3. Feed with Love and Respect: Strive for healthy eating, family meals and good physical health
- Respect your body & mind by establishing and maintaining nutritious eating habits. Start nutritious foods early and children will be less resistant to these foods later. You can find healthy alternatives to junk food in most health food stores and general grocery stores.
- Change your own eating habits if necessary; you are your child’s role model.
- Research all aspects of health care for your child, including immunizations, vitamins, and/or any recommendations made by health care providers to help you make informed decisions.
- Model good exercise habits, and make sure your child has plenty of opportunities for physical activities.
- Have regular family meals together and share cooking together as a family.
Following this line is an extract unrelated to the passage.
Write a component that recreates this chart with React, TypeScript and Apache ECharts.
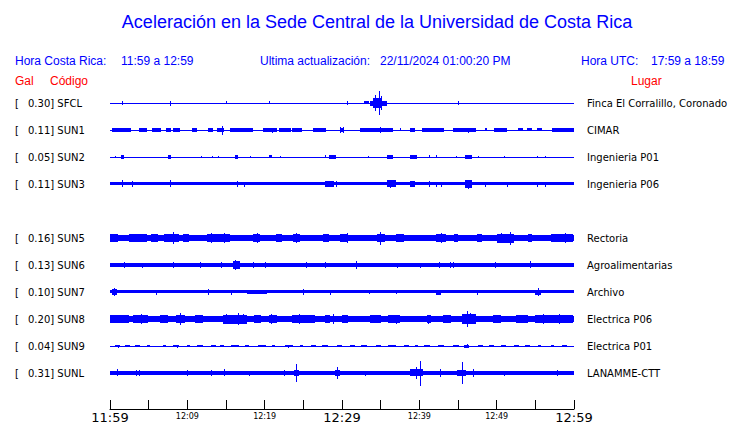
import React, { useEffect, useRef } from "react";
import * as echarts from "echarts";

// ---- data ----
const codes = ["SFCL", "SUN1", "SUN2", "SUN3", "SUN5", "SUN6", "SUN7", "SUN8", "SUN9", "SUNL"];
const peakGal = ["0.30", "0.11", "0.05", "0.11", "0.16", "0.13", "0.10", "0.20", "0.04", "0.31"];
const places = [
  "Finca El Corralillo, Coronado",
  "CIMAR",
  "Ingenieria P01",
  "Ingenieria P06",
  "Rectoria",
  "Agroalimentarias",
  "Archivo",
  "Electrica P06",
  "Electrica P01",
  "LANAMME-CTT",
];
// time axis: minutes after 11:59
const tickLabels: Record<number, string> = {
  0: "11:59", 10: "12:09", 20: "12:19", 30: "12:29", 40: "12:39", 50: "12:49", 60: "12:59",
};
const majorTicks = [0, 30, 60];

// background noise half-amplitude per station (Gal)
const baseGal = [0.005, 0.008, 0.006, 0.042, 0.08, 0.05, 0.04, 0.07, 0.005, 0.05];

// bursts: [startMin, endMin, halfAmpGal]
const sfclBursts = [[32.9, 33.5, 0.04], [33.6, 35.8, 0.06], [34.0, 35.2, 0.12]];
const sfclSpikes = [[1.6, 0.05], [7.7, 0.06], [15.0, 0.04], [20.6, 0.04], [30.6, 0.05], [34.3, 0.2], [34.8, 0.3], [35.1, 0.18], [45.0, 0.05]];

const sun1Bursts = [
  [0.2, 2.6, 0.045], [3.7, 4.7, 0.045], [5.4, 6.5, 0.045], [7.2, 7.8, 0.045], [8.2, 9.1, 0.045],
  [10.6, 11.2, 0.045], [12.7, 13.4, 0.045], [13.8, 14.7, 0.05], [15.5, 18.5, 0.045], [19.8, 21.6, 0.045],
  [21.8, 23.3, 0.05], [23.5, 24.8, 0.045], [26.3, 28.0, 0.045], [29.7, 30.2, 0.045], [32.3, 33.6, 0.045],
  [33.6, 36.6, 0.05], [38.8, 39.4, 0.045], [40.3, 43.1, 0.045], [44.4, 47.4, 0.05], [48.5, 48.7, 0.04],
  [49.6, 51.3, 0.045], [52.8, 53.4, 0.04], [53.9, 54.6, 0.04], [55.2, 55.8, 0.04], [57.1, 59.9, 0.045],
];
const sun1Spikes = [[14.5, 0.11], [21.0, 0.06], [22.6, 0.05], [29.8, 0.07], [30.1, 0.07], [34.9, 0.08], [37.5, 0.04], [39.3, 0.05], [46.3, 0.06]];

const sun2Bursts = [
  [1.4, 1.8, 0.05], [7.5, 7.9, 0.05], [16.2, 16.6, 0.05], [20.6, 21.0, 0.04], [28.3, 29.2, 0.055],
  [35.8, 36.6, 0.05], [38.8, 39.7, 0.05], [45.9, 46.8, 0.05],
];
const sun2Spikes = [
  [0.6, 0.03], [11.8, 0.03], [13.2, 0.03], [14.0, 0.03], [18.1, 0.03], [22.0, 0.03], [27.8, 0.04],
  [33.4, 0.03], [41.2, 0.04], [42.2, 0.04], [44.8, 0.03], [47.6, 0.03], [50.9, 0.03], [55.2, 0.03], [56.3, 0.03],
];

const sun3Bursts = [[27.8, 29.0, 0.08], [35.8, 36.9, 0.09], [38.8, 39.4, 0.08], [45.9, 46.8, 0.1]];
const sun3Spikes = [
  [1.6, 0.09], [2.9, 0.07], [7.7, 0.09], [16.4, 0.07], [17.3, 0.06], [29.2, 0.07], [36.2, 0.1],
  [41.2, 0.08], [42.2, 0.06], [42.8, 0.06], [46.3, 0.11], [48.5, 0.06], [51.3, 0.06], [55.2, 0.06], [56.3, 0.06],
];

const sun5Bursts = [
  [0, 1.0, 0.1], [2.4, 4.7, 0.1], [5.3, 6.2, 0.095], [7.0, 9.0, 0.1], [9.5, 10.3, 0.095], [12.5, 15.5, 0.1],
  [18.5, 19.4, 0.1], [21.5, 22.3, 0.095], [23.7, 24.6, 0.1], [27.5, 28.3, 0.095], [29.8, 30.8, 0.095],
  [34.5, 35.5, 0.1], [37.0, 38.0, 0.095], [42.2, 43.5, 0.1], [44.5, 45.0, 0.095], [47.5, 48.2, 0.095],
  [50.0, 52.2, 0.11], [54.0, 54.5, 0.095], [57.0, 59.9, 0.1],
];
const sun5Spikes = [
  [8.2, 0.15], [13.0, 0.13], [14.8, 0.13], [19.0, 0.13], [24.0, 0.12], [30.6, 0.13], [34.9, 0.16],
  [42.8, 0.13], [50.5, 0.13], [51.7, 0.16], [58.8, 0.13],
];

const sun6Bursts = [[15.9, 16.8, 0.1]];
const sun6Spikes = [
  [1.8, 0.07], [4.1, 0.06], [8.1, 0.07], [11.6, 0.07], [14.4, 0.08], [16.1, 0.13], [18.5, 0.07], [20.1, 0.07],
  [25.4, 0.08], [27.8, 0.07], [31.8, 0.1], [37.1, 0.06], [40.1, 0.06], [42.5, 0.07], [44.0, 0.07], [44.4, 0.07],
  [49.8, 0.07], [54.3, 0.09],
];

const sun7Bursts = [[0.2, 0.9, 0.07], [17.7, 20.3, 0.055], [42.2, 42.9, 0.06], [55.0, 55.8, 0.06]];
const sun7Spikes = [
  [0.5, 0.1], [6.0, 0.06], [12.7, 0.07], [15.7, 0.06], [25.0, 0.07], [28.4, 0.06], [33.5, 0.055],
  [37.0, 0.055], [47.5, 0.06], [55.4, 0.1],
];

const sun8Bursts = [
  [0, 2.5, 0.1], [3.0, 5.0, 0.1], [6.5, 7.5, 0.1], [8.5, 9.6, 0.1], [11.0, 12.0, 0.1], [14.6, 17.7, 0.11],
  [18.6, 19.5, 0.1], [20.5, 21.5, 0.1], [23.5, 26.5, 0.1], [27.8, 28.5, 0.1], [30.0, 30.8, 0.1],
  [33.6, 35.0, 0.1], [36.0, 37.5, 0.1], [41.0, 41.5, 0.1], [43.0, 44.0, 0.1], [45.5, 47.3, 0.12],
  [49.5, 50.5, 0.1], [52.5, 54.0, 0.1], [55.0, 59.9, 0.1],
];
const sun8Spikes = [
  [4.0, 0.12], [9.1, 0.15], [15.0, 0.12], [16.5, 0.15], [17.2, 0.13], [20.8, 0.12], [24.5, 0.12],
  [28.8, 0.12], [37.0, 0.11], [41.1, 0.11], [46.1, 0.2], [46.6, 0.14], [56.0, 0.12], [58.0, 0.12],
];

const sun9Bursts = [
  [0.7, 1.3, 0.03], [2.0, 2.6, 0.03], [3.2, 3.8, 0.03], [4.8, 5.2, 0.03], [6.8, 7.2, 0.03], [8.2, 9.0, 0.03],
  [10.0, 10.4, 0.03], [11.2, 12.0, 0.03], [13.0, 13.6, 0.03], [14.2, 14.7, 0.03], [15.6, 16.6, 0.03],
  [17.5, 18.0, 0.03], [19.2, 20.2, 0.03], [21.0, 21.4, 0.03], [22.6, 23.6, 0.03], [24.6, 25.0, 0.03],
  [26.0, 26.6, 0.03], [27.4, 28.2, 0.03], [29.4, 30.0, 0.03], [31.0, 31.6, 0.03], [32.4, 33.2, 0.03],
  [34.4, 35.0, 0.03], [36.0, 37.0, 0.03], [38.0, 38.6, 0.03], [39.4, 39.8, 0.03], [40.6, 41.4, 0.03],
  [42.4, 43.2, 0.03], [44.4, 45.2, 0.03], [45.8, 46.4, 0.035], [47.6, 48.2, 0.03], [49.0, 49.6, 0.03],
  [50.6, 51.2, 0.03], [52.2, 52.8, 0.03], [53.6, 54.2, 0.03], [55.4, 55.8, 0.03], [57.0, 57.4, 0.03],
  [58.4, 59.0, 0.03],
];
const sun9Spikes = [[1.0, 0.035], [8.6, 0.035], [23.0, 0.035], [46.1, 0.045]];

const sunlBursts = [[23.8, 24.4, 0.08], [29.1, 29.7, 0.08], [38.8, 40.5, 0.09], [44.9, 46.0, 0.08]];
const sunlSpikes = [
  [0.9, 0.09], [3.4, 0.08], [3.8, 0.07], [10.0, 0.07], [13.1, 0.08], [14.8, 0.09], [18.0, 0.06],
  [22.5, 0.07], [24.1, 0.22], [29.4, 0.15], [33.0, 0.06], [39.6, 0.15], [40.1, 0.31], [42.7, 0.1],
  [45.5, 0.27], [47.0, 0.1], [51.0, 0.06], [57.8, 0.07],
];

const burstsByStation = [sfclBursts, sun1Bursts, sun2Bursts, sun3Bursts, sun5Bursts, sun6Bursts, sun7Bursts, sun8Bursts, sun9Bursts, sunlBursts];
const spikesByStation = [sfclSpikes, sun1Spikes, sun2Spikes, sun3Spikes, sun5Spikes, sun6Spikes, sun7Spikes, sun8Spikes, sun9Spikes, sunlSpikes];

// ---- layout ----
const W = 740;
const H = 423;
const ROW = 0.675; // Gal between traces
const GRID = { left: 110, right: 166, top: 76, bottom: 14 };
const PX_PER_GAL = 40;
const slotOf = (i: number) => (i < 4 ? i : i + 1); // empty slot after SUN3
const BLUE = "#0000ff";
const RED = "#ff0000";

export default function App() {
  const ref = useRef<HTMLDivElement>(null);
  useEffect(() => {
    if (!ref.current) return;
    document.body.style.margin = "0";
    const chart = echarts.init(ref.current, undefined, { renderer: "svg" });

    const series = codes.map((code, i) => {
      const slot = slotOf(i);
      const items: number[][] = [[0, 60, baseGal[i], slot]];
      burstsByStation[i].forEach((b) => items.push([b[0], b[1], b[2], slot]));
      spikesByStation[i].forEach((s) => items.push([s[0], s[0], s[1], slot]));
      return {
        type: "custom",
        name: code,
        silent: true,
        clip: false,
        encode: { x: [0, 1], y: 2 },
        data: items,
        renderItem: (params: any, api: any) => {
          const t0 = api.value(0);
          const t1 = api.value(1);
          const a = api.value(2);
          const s = api.value(3);
          const off = -s * ROW;
          const p0 = api.coord([t0, off + a]);
          const p1 = api.coord([t1, off - a]);
          const x = Math.round(p0[0]);
          const w = Math.max(1, Math.round(p1[0] - p0[0]));
          const y = Math.round(p0[1]);
          const h = Math.max(1, Math.round(p1[1] - p0[1]));
          return { type: "rect", shape: { x, y, width: w, height: h }, style: { fill: BLUE } };
        },
      };
    });

    const rowY = (i: number) => GRID.top + ROW * PX_PER_GAL + slotOf(i) * ROW * PX_PER_GAL;
    const hdr = (text: string, x: number, y: number, fill: string) => ({
      type: "text", x, y,
      style: { text, fill, font: "12px 'Liberation Sans'", textVerticalAlign: "middle" },
    });
    const graphics: any[] = [
      {
        type: "text", x: 377, y: 22,
        style: { text: "Aceleración en la Sede Central de la Universidad de Costa Rica", fill: BLUE, font: "18px 'Liberation Sans'", textAlign: "center", textVerticalAlign: "middle" },
      },
      hdr("Hora Costa Rica:", 15, 61, BLUE),
      hdr("11:59 a 12:59", 121, 61, BLUE),
      hdr("Ultima actualización:", 260, 61, BLUE),
      hdr("22/11/2024 01:00:20 PM", 380, 61, BLUE),
      hdr("Hora UTC:", 581, 61, BLUE),
      hdr("17:59 a 18:59", 651, 61, BLUE),
      hdr("Gal", 15, 81, RED),
      hdr("Código", 50, 81, RED),
      hdr("Lugar", 631, 81, RED),
    ];
    codes.forEach((code, i) => {
      const y = rowY(i);
      const lab = (text: string, x: number) => ({
        type: "text", x, y,
        style: { text, fill: "#000", font: "10px 'DejaVu Sans'", textVerticalAlign: "middle" },
      });
      graphics.push(lab("[", 15));
      graphics.push(lab(`${peakGal[i]}] ${code}`, 28));
      graphics.push(lab(places[i], 587));
    });

    const yMax = ROW;
    const yMin = yMax - (H - GRID.bottom - GRID.top) / PX_PER_GAL;

    chart.setOption({
      animation: false,
      backgroundColor: "#ffffff",
      grid: { ...GRID, containLabel: false, outerBoundsMode: "none" },
      xAxis: {
        type: "value",
        min: 0,
        max: 60,
        interval: 5,
        splitLine: { show: false },
        axisLine: { show: true, onZero: false, lineStyle: { color: "#000", width: 1 } },
        axisTick: { show: true, inside: true, length: 9, lineStyle: { color: "#000", width: 1 } },
        axisLabel: {
          margin: 2,
          showMinLabel: true,
          showMaxLabel: true,
          hideOverlap: false,
          formatter: (v: number) => {
            const t = tickLabels[Math.round(v)];
            if (!t) return "";
            return majorTicks.includes(Math.round(v)) ? `{big|${t}}` : `{small|${t}}`;
          },
          rich: {
            big: { fontFamily: "DejaVu Sans", fontSize: 13, color: "#000", lineHeight: 12 },
            small: { fontFamily: "DejaVu Sans", fontSize: 8, color: "#000", lineHeight: 10 },
          },
        },
      },
      yAxis: { type: "value", show: false, min: yMin, max: yMax, splitLine: { show: false } },
      graphic: graphics,
      series,
    });
    return () => chart.dispose();
  }, []);
  return <div ref={ref} style={{ width: W, height: H, position: "fixed", left: 0, top: 0 }} />;
}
This is an important time that helps families reconnect after a busy day.
4. Use Nurturing Touch: Maintain an appropriate touch relationship
- Warm, nurturing human touch is important no matter what the age of the child.
- Be demonstrative of your love with hugs and kisses.
- As boys get older they may tend to resist affection, but they may not mind a pat on the back, a head massage or a shoulder rub.
- Find creative ways to incorporate touch through games ~ wrestling games with dad are fun but also can be a bullying prevention, teaching how the strong don’t use all their strength to harm a weaker person. Use songs and stories for creative hand movements as you give a back massage.
5. Ensure Safe Sleep, Physically and Emotionally: Develop and maintain positive sleep routines
- Older children may still enjoy snuggle time with their parents before bed.
- Long before bedtime, establish routines for quieting down like having a bath, reading younger children a story while lying in their bed, or having a quiet conversation about their day.
- Try to maintain regular bedtime hours, especially during the school year.
- Try to avoid using media to habitually put your child to sleep ~this is often the most important part of the day to hear about your child’s needs or challenges so try to make time to be with your child at bedtime.
6. Provide Consistent, Loving Care: Be physically present and emotionally available for your children
- Children still desire, enjoy, and need the presence and availability of their parents.
- Being available makes children feel safe, cared for, and secure. Parents should remember that being physically present is not enough. Active listening, making eye contact, and knowing your children’s friends will help keep the lines of communication open.
- Working parents should avoid the ‘latch-key’ temptation and find appropriate adult supervision for their children after school. Even teenagers need supervision – most teenage pregnancies occur between the hours of 3 p.m. and 6 p.m.
7. Practice Positive Discipline: Preserve the connection with your child using kindness, respect, and keeping the child’s dignity intact
- Emotionally connected children trust and love their parents and are generally easier to discipline.
- Connected children are internally motivated to please their parents most of the time.
- Respond to misbehavior as a cue to reconnect with your child
- Be an active listener.
- Using natural consequences teaches your child more effectively than punishment.
- Children often communicate their feelings through their behavior. Try to understand what your child’s behavior is telling you. By looking at the world through their eyes you model the first lessons of empathy. Helping your child think about and understand what others are feeling will also foster empathy.
- Remember that the ultimate goal of discipline is to help children develop inner self-control and self-discipline.
8. Strive for Balance in Your Personal and Family Life: Become a conscious parent using mindfulness in your interactions; promote family togetherness
- Don’t over-schedule extra-curricular activities.
- Allow your child some free time. Avoid scheduling every minute of your child’s time. Children love to have time to hang around the house, read, have their friends over, talk, play games or be creative.
- Emphasize to your children the importance of family time and family traditions, regardless of the type of family you may have. If parents act as if family time isn’t important, the children won’t value it either.
- Individual children need individual time with one or both parents. Make a ‘date’ on a regular basis with each of your children for special time together.
- Create special family nights, like ‘game night’, ‘movie night’, or ‘music night’. Most young children look forward to special times like these.
- Parents need to nurture themselves and their relationship. As children get older and develop trusting relationships with friends and family outside of the immediate family, parents can find more opportunities to have time alone together. Parents can also develop their own hobbies, interests, or do volunteer work they may have put ‘on hold’ when their children were younger. Set an example for your children, and include them if possible.